Task goal: Your task is to repeat only the lines from the one with "Clone this chart in matplotlib." through the one with "trend_y = [8.2, 6.1, 8.2, 5.0, 6.1, 1.1]", exactly as they stand, both ends included.

Data for this exercise:

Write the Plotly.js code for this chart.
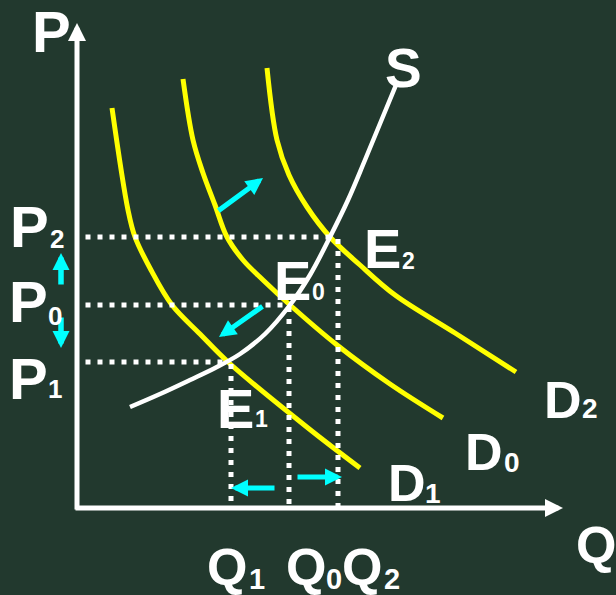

==

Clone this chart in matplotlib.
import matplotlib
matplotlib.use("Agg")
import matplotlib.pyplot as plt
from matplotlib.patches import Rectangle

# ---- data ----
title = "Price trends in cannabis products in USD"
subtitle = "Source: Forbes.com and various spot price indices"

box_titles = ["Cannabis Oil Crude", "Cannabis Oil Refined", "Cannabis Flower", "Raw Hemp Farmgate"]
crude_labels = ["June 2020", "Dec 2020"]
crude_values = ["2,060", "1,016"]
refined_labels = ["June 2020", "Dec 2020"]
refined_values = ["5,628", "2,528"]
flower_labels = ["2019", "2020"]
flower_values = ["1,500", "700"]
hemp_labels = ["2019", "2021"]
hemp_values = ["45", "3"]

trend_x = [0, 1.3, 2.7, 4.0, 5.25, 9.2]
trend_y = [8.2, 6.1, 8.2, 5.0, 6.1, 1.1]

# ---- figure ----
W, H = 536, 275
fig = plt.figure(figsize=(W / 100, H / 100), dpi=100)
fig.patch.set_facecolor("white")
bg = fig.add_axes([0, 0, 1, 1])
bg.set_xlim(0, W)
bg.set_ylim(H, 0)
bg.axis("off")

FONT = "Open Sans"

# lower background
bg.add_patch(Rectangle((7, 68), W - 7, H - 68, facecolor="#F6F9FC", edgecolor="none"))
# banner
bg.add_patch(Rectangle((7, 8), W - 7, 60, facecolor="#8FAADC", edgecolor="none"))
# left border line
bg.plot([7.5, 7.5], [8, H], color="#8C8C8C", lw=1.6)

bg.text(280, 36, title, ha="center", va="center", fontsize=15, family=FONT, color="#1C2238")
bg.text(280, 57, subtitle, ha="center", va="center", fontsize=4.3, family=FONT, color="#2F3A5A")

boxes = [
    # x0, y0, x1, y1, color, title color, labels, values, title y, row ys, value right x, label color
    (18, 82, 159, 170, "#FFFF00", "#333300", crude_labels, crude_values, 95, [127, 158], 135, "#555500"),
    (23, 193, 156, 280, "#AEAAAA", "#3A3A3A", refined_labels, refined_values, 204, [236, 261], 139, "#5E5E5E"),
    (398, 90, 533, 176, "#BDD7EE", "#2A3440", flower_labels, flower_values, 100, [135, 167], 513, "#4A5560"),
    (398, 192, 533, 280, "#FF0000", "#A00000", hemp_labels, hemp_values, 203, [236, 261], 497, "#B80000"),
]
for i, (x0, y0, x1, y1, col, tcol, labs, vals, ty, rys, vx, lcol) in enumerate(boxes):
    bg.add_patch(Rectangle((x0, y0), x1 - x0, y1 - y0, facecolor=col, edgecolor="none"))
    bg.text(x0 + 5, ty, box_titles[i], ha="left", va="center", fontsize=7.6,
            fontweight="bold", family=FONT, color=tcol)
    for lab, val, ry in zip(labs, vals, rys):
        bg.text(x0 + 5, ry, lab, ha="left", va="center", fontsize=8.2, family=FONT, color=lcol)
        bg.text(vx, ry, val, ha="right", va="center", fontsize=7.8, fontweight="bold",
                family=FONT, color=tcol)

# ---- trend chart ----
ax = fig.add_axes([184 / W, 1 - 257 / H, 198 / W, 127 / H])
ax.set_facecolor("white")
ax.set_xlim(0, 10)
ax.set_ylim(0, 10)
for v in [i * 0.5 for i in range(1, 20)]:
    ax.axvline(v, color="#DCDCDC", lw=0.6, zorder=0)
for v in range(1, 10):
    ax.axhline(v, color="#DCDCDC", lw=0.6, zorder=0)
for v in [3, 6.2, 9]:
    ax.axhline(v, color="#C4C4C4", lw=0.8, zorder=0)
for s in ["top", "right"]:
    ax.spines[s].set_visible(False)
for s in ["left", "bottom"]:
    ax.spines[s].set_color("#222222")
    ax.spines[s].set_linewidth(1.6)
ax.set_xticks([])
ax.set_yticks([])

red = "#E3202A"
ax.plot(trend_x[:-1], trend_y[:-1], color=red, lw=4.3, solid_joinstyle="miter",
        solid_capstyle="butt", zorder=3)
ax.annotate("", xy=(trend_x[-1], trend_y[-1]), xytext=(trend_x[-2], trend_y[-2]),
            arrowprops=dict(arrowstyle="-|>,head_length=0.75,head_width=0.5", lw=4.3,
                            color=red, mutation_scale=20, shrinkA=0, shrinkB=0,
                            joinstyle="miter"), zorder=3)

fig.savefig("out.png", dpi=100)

Correct result:
Clone this chart in matplotlib.
import matplotlib
matplotlib.use("Agg")
import matplotlib.pyplot as plt
from matplotlib.patches import Rectangle

# ---- data ----
title = "Price trends in cannabis products in USD"
subtitle = "Source: Forbes.com and various spot price indices"

box_titles = ["Cannabis Oil Crude", "Cannabis Oil Refined", "Cannabis Flower", "Raw Hemp Farmgate"]
crude_labels = ["June 2020", "Dec 2020"]
crude_values = ["2,060", "1,016"]
refined_labels = ["June 2020", "Dec 2020"]
refined_values = ["5,628", "2,528"]
flower_labels = ["2019", "2020"]
flower_values = ["1,500", "700"]
hemp_labels = ["2019", "2021"]
hemp_values = ["45", "3"]

trend_x = [0, 1.3, 2.7, 4.0, 5.25, 9.2]
trend_y = [8.2, 6.1, 8.2, 5.0, 6.1, 1.1]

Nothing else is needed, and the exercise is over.